Alle Schüler, die diese Vorstellung gesehen haben, wissen jetzt, wie Juden sein können und da es sich um österreichische Schulklassen gehandelt hat, waren sicher Moslems unter ihnen. Keiner davon, so bin ich überzeugt, ließe sich dazu verhetzen, wie in Amsterdam, auf jüdische Fußballfans loszugehen. Er erinnerte sich an Tevje.

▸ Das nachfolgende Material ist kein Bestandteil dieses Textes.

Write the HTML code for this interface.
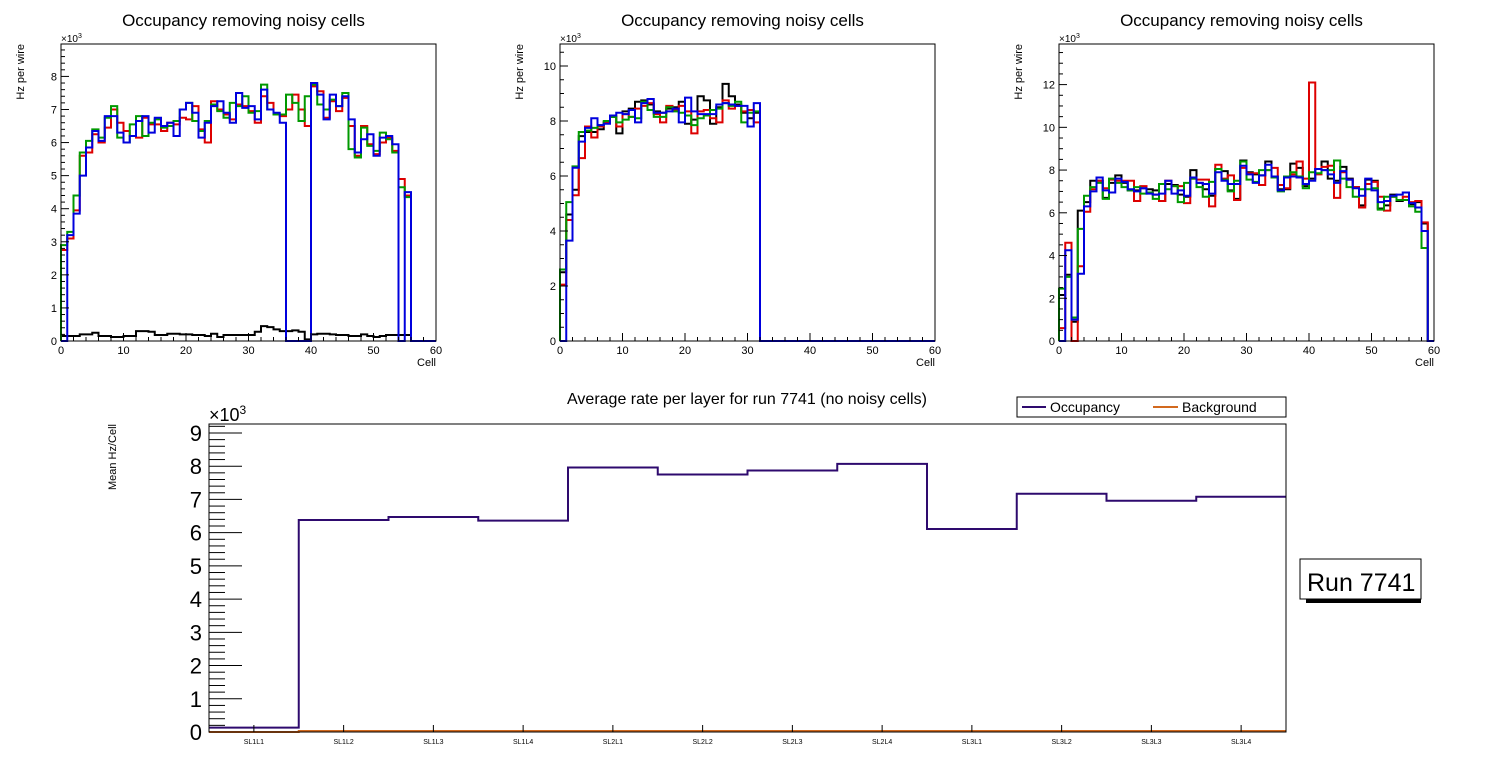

In Österreich, um einmal etwas extrem Positives über dieses Land zu sagen, haben die bisherigen Regierungen in Zunehmendem Ausmaß erkannt, dass Kultur ein Angebot ist, für das der Staat ebenso zu sorgen hat wie für innere Sicherheit, funktionierende Spitäler oder intakte Brücken. Ich kenne kein anderes Land, wo so viele Bühnen subventioniert werden, wo im Sommer in jedem dritten Dorf Theater gespielt wird und es zugleich so viele Festivals gibt. Österreich wird seinem Anspruch, „Kulturnation“ zu sein, wird rundum gerecht und gibt dafür im Wege verwirrender „Förderungen“, die derzeit „auf ihre Notwendigkeit hin“ überprüft werden, viel Geld aus. Ich kann nur hoffen, dass die Verantwortlichen ausnahmsweise begreifen, dass das Streichen kultureller Förderungen, ganz sicher kein Weg ist, der Wirtschaft auf die Beine zu helfen, auch wenn in Kultur investierte Geld, ausgenommen die „Salzburger Festspiele“ und die „Staatsoper“ und „Burg“ fast nur inländisches Geld einbringt, das auch sonst ausgegeben würde, auch wenn eine gewisse Umweg-Rentabilität im Fremdenverkehr hinzutritt.
Was dieses Geld dennoch bringt ist Freude und ist Befassung mit Kunst als schöpferischem Akt. Dazu sollte man wissen, dass der schöpferische Akt des Künstlers dem schöpferischen Akt des Wissenschaftlers in höchstem Maße ähnelt: Wagemut, Phantasie und Innovation sind die wichtigsten Qualitäten für große Kunst wie große Wissenschaft. An der Wissenschaft aber hängt der Fortschritt der Technik, die letztlich entscheidend für den Fortschritt der Wirtschaft ist,
Einer der besten und produktivsten Physiker der Welt, der Altösterreicher Leo Szillard (er zeichnete für den Einstein-Szillard -Kühlschrank, das Elektronenmikroskop und die Nutzung der Kernenergie verantwortlich, und war zugleich einer der Heroen der Friedensbewegung, weil er von der US-Regierung -leider vergeblich- gefordert hatte, einen militärischen Gegner zuerst einmal dem Abwurf einer Atombombe in einer unbewohnten Wüste beizuwohnen, ehe man sie wirklich einsetzt) meinte mir gegenüber über einen uns gemeinsam bekannten Durchschnittsphysiker: „Zu einem wirklich großen Physiker fehlen ihm Intuition und Phantasie „. Alle großen Physiker, die ich kannte, bestätigen das. Österreichs größten wirtschaftlichen Erfolg, das LD-Verfahren zur Herstellung hochwertigen Stahls verdankt es sechs physikalisch begabten Ingenieuren, die vor allem eines hatten: Phantasie und Intuition.